_INFORMATION SHOWN_
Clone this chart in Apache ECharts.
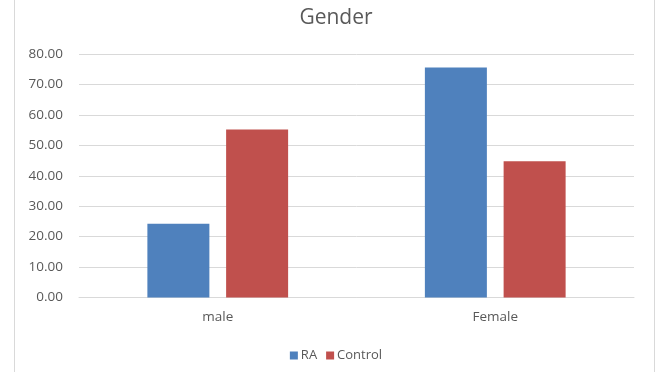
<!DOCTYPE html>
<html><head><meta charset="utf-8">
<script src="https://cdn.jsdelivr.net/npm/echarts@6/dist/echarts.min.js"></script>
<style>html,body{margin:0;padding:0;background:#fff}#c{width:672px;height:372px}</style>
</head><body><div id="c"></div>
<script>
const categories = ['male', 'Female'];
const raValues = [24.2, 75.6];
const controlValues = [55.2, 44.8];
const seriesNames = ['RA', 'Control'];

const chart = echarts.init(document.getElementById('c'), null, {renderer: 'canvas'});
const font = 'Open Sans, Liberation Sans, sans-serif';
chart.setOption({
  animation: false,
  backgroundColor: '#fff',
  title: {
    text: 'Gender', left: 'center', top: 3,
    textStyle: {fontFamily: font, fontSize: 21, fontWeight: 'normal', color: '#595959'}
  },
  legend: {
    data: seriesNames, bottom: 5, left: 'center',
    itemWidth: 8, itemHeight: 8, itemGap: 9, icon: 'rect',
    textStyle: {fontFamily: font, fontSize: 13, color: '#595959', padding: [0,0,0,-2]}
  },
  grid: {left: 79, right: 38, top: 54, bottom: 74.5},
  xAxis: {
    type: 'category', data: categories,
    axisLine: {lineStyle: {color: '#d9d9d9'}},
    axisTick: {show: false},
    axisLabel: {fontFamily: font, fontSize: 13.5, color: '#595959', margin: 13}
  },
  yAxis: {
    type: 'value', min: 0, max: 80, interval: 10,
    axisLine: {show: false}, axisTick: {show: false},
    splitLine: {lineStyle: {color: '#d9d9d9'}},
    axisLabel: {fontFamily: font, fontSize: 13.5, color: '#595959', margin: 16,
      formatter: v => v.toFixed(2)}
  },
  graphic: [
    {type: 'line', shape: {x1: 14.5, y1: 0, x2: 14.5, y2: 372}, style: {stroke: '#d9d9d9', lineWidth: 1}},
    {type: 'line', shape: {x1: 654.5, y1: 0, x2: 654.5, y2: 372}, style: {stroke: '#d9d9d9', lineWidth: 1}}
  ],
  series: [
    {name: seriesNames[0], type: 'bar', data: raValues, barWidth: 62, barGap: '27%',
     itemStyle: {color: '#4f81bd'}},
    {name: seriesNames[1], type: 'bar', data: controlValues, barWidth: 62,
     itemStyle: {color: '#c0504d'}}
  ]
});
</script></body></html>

_TASK OBJECTIVE_
Return nothing but the lines running from the start of the data to the line with "const seriesNames = ['RA', 'Control'];", please, both ends included and no pictures.

_RESULT FOR THIS EXERCISE_
Clone this chart in Apache ECharts.
<!DOCTYPE html>
<html><head><meta charset="utf-8">
<script src="https://cdn.jsdelivr.net/npm/echarts@6/dist/echarts.min.js"></script>
<style>html,body{margin:0;padding:0;background:#fff}#c{width:672px;height:372px}</style>
</head><body><div id="c"></div>
<script>
const categories = ['male', 'Female'];
const raValues = [24.2, 75.6];
const controlValues = [55.2, 44.8];
const seriesNames = ['RA', 'Control'];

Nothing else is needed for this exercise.